Return only those lines from the line containing "Give me the" to the line containing "y_ticks = [0, 10, 20, 30, 40, 50, 60, 70]", both included, and please omit the pictures.

· · · · ·

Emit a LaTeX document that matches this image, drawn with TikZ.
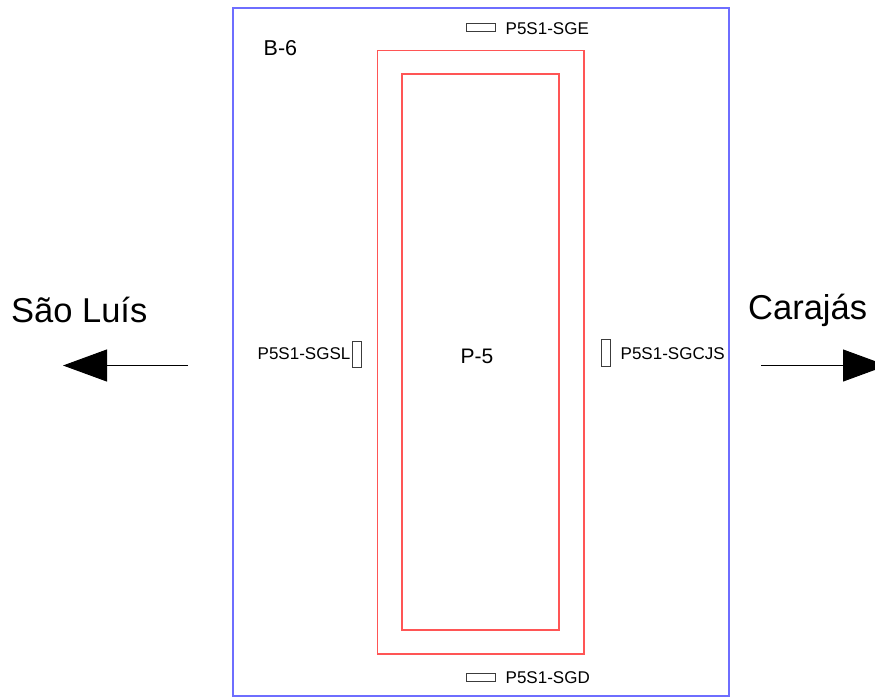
\documentclass[tikz,border=0pt]{standalone}
\usepackage{fontspec}
\setmainfont{Liberation Sans}
\usetikzlibrary{arrows.meta}
\definecolor{bluebox}{RGB}{110,110,255}
\definecolor{redbox}{RGB}{255,85,85}
\definecolor{gauge}{RGB}{60,60,60}
\tikzset{
  lbl/.style={inner sep=0pt, anchor=west, font=\fontsize{17}{19}\selectfont},
  big/.style={inner sep=0pt, font=\fontsize{34.5}{38}\selectfont},
  gaugebox/.style={draw=gauge, line width=0.9pt, fill=white},
  dirarrow/.style={line width=1pt, -{Triangle[length=44pt,width=32pt]}}
}
\begin{document}
\begin{tikzpicture}[x=1pt,y=-1pt]
\useasboundingbox (0,0) rectangle (875,697);
% outline of B-6
\draw[bluebox, line width=1.2pt] (233,8) rectangle (729,696);
% P-5 walls
\draw[redbox, line width=1.2pt] (377.8,50.5) rectangle (584,654);
\draw[redbox, line width=1.2pt] (402,74) rectangle (559,630);
% gauges
\draw[gaugebox] (466,23.5) rectangle (495.5,31.5);
\draw[gaugebox] (466,673.5) rectangle (495.5,681.5);
\draw[gaugebox] (352.5,341) rectangle (361.5,367);
\draw[gaugebox] (601.5,339) rectangle (610.5,366);
% labels
\node[lbl] (sge) at (505.5,28.5) {P5S1-SGE};
\node[lbl] (sgd) at (505.5,678) {P5S1-SGD};
\node[lbl, anchor=east] (sgsl) at (350.5,353.5) {P5S1-SGSL};
\node[lbl] (sgcjs) at (620.5,354) {P5S1-SGCJS};
\node[inner sep=0pt, anchor=west, font=\fontsize{21.5}{24}\selectfont] (b6) at (263.5,48) {B-6};
\node[inner sep=0pt, font=\fontsize{21}{24}\selectfont] (p5) at (477,356) {P-5};
\node[big, anchor=west] (sl) at (11,310) {São Luís};
\node[big, anchor=west] (cj) at (748,310) {Carajás};
% direction arrows
\coordinate (la) at (188,365.5);
\coordinate (lt) at (63,365.5);
\coordinate (ra) at (761,365.5);
\coordinate (rt) at (887,365.5);
\draw[dirarrow] (la) -- (lt);
\draw[dirarrow] (ra) -- (rt);
\end{tikzpicture}
\end{document}
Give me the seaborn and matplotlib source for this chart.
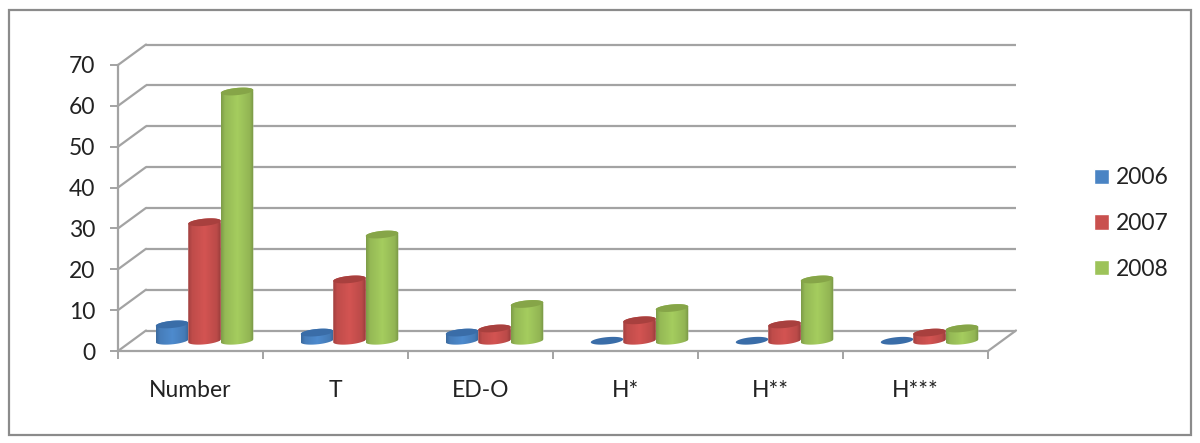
import matplotlib
matplotlib.use("Agg")
import matplotlib.pyplot as plt
import numpy as np
import pandas as pd
import seaborn as sns
from matplotlib.patches import PathPatch, Polygon, Rectangle
from matplotlib.path import Path

categories = ["Number", "T", "ED-O", "H*", "H**", "H***"]
years = ["2006", "2007", "2008"]
values_2006 = [4, 2, 2, 0, 0, 0]
values_2007 = [29, 15, 3, 5, 4, 2]
values_2008 = [61, 26, 9, 8, 15, 3]
y_ticks = [0, 10, 20, 30, 40, 50, 60, 70]

colors = {"2006": "#4a84c4", "2007": "#c9504e", "2008": "#9dc35a"}
top_colors = {"2006": "#3a6da8", "2007": "#a8403e", "2008": "#86a548"}
grid_color = "#a3a3a3"
text_color = "#222222"

W, H = 1200, 443
PLOT_W, PLOT_H = 870, 286
PX_X = PLOT_W / 6      # pixels per category
PX_Y = PLOT_H / 70     # pixels per unit
DEPTH_X, DEPTH_Y = 28, 20.5
FLOOR = 3              # units kept below zero in the bar axes, room for the round bottoms

sns.set_style("white")
plt.rcParams["font.family"] = ["Lato", "DejaVu Sans"]

fig = plt.figure(figsize=(W / 100, H / 100), dpi=100)
fig.patch.set_facecolor("white")


def place(x0, y0, z, floor=0):
    extra = floor * PX_Y
    a = fig.add_axes([x0 / W, 1 - (y0 + extra) / H, PLOT_W / W, (PLOT_H + extra) / H], zorder=z)
    a.patch.set_alpha(0)
    a.set_xlim(-0.5, 5.5)
    a.set_ylim(-floor, 70)
    return a


def outline(cx, cy, a, t):
    # ellipse seen from slightly above and to the left
    b = 3.6 / PX_Y
    s = 1.5 / PX_Y
    return cx + a * np.cos(t), cy + b * np.sin(t) + s * np.cos(t)


# outer frame
fig.add_artist(Rectangle((8.5 / W, 1 - 435 / H), 1182 / W, 425 / H, transform=fig.transFigure,
                         fill=False, edgecolor="#8b8b8b", linewidth=1.6))

# back wall
ax_back = place(118 + DEPTH_X, 351 - DEPTH_Y, 1)
ax_back.axis("off")
ax_back.hlines(y_ticks, -0.5, 5.5, color=grid_color, linewidth=1.6, clip_on=False)

# bars stand in the middle of the floor
ax_bars = place(118 + DEPTH_X / 2, 351 - DEPTH_Y / 2, 2, floor=FLOOR)
df = pd.DataFrame({
    "category": categories * 3,
    "year": [y for y in years for _ in categories],
    "value": values_2006 + values_2007 + values_2008,
})
sns.barplot(data=df, x="category", y="value", hue="year", hue_order=years, order=categories,
            palette=colors, width=0.672, gap=0, legend=False, errorbar=None, saturation=1, ax=ax_bars)

stops = [0.0, 0.12, 0.5, 0.88, 1.0]
shade = [0.8, 0.95, 1.05, 0.93, 0.76]
u = np.linspace(0, 1, 64)
z = 3
for year, container in zip(years, ax_bars.containers):
    rgb = np.array(matplotlib.colors.to_rgb(colors[year]))
    strip = np.clip(np.outer(np.interp(u, stops, shade), rgb), 0, 1)[np.newaxis, :, :]
    for bar in container:
        a = bar.get_width() / 2
        cx = bar.get_x() + a
        top = bar.get_height()
        t1 = np.linspace(np.pi, 2 * np.pi, 40)
        t2 = np.linspace(0, np.pi, 40)
        xl, yl = outline(cx, 0, a, t1)
        xu, yu = outline(cx, top, a, t2)
        verts = np.vstack([np.column_stack([xl, yl]), np.column_stack([xu, yu])])
        body = Path(np.vstack([verts, verts[0]]), closed=True)
        clip = PathPatch(body, transform=ax_bars.transData, visible=False)
        ax_bars.add_patch(clip)
        bar.set_zorder(z)
        bar.set_clip_path(clip)
        if top > 0:
            pad = 6 / PX_Y
            im = ax_bars.imshow(strip, extent=(cx - a, cx + a, -pad, top + pad), aspect="auto",
                                interpolation="bilinear", zorder=z + 0.1)
            im.set_clip_path(clip)
        xt, yt = outline(cx, top, a, np.linspace(0, 2 * np.pi, 80))
        ax_bars.add_patch(Polygon(np.column_stack([xt, yt]), closed=True, facecolor=top_colors[year],
                                  edgecolor="none", zorder=z + 0.2, clip_on=False))
        z += 1
ax_bars.set_xlim(-0.5, 5.5)
ax_bars.set_ylim(-FLOOR, 70)
ax_bars.axis("off")

# front axes with wall and floor edges
ax = place(118, 351, 3)
sns.despine(ax=ax, top=True, right=True)
for side in ["left", "bottom"]:
    ax.spines[side].set_color(grid_color)
    ax.spines[side].set_linewidth(1.6)
ax.set_yticks(y_ticks)
ax.set_xticks(np.arange(-0.5, 6, 1))
ax.set_xticks(np.arange(6), categories, minor=True)
ax.tick_params(axis="x", which="major", length=5.5, width=1.4, color=grid_color, labelbottom=False, bottom=True)
ax.tick_params(axis="x", which="minor", length=0, pad=21, labelsize=16.5, labelcolor=text_color)
ax.tick_params(axis="y", length=5.5, width=1.4, color=grid_color, pad=11, labelsize=16.5,
               labelcolor=text_color, left=True)
dx = DEPTH_X / PX_X
dy = DEPTH_Y / PX_Y
for v in y_ticks:
    ax.plot([-0.5, -0.5 + dx], [v, v + dy], color=grid_color, linewidth=1.6, clip_on=False)
ax.plot([5.5, 5.5 + dx], [0, dy], color=grid_color, linewidth=1.6, clip_on=False)

handles = [Rectangle((0, 0), 1, 1, facecolor=colors[y]) for y in years]
fig.legend(handles, years, loc="center left", bbox_to_anchor=(1089.5 / W, 1 - 223.5 / H), frameon=False,
           fontsize=16.5, handlelength=0.66, handleheight=0.66, handletextpad=0.3, labelspacing=1.07,
           labelcolor=text_color, borderpad=0.2, borderaxespad=0)

fig.savefig("out.png", dpi=100)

· · · · ·

## Written response
Give me the seaborn and matplotlib source for this chart.
import matplotlib
matplotlib.use("Agg")
import matplotlib.pyplot as plt
import numpy as np
import pandas as pd
import seaborn as sns
from matplotlib.patches import PathPatch, Polygon, Rectangle
from matplotlib.path import Path

categories = ["Number", "T", "ED-O", "H*", "H**", "H***"]
years = ["2006", "2007", "2008"]
values_2006 = [4, 2, 2, 0, 0, 0]
values_2007 = [29, 15, 3, 5, 4, 2]
values_2008 = [61, 26, 9, 8, 15, 3]
y_ticks = [0, 10, 20, 30, 40, 50, 60, 70]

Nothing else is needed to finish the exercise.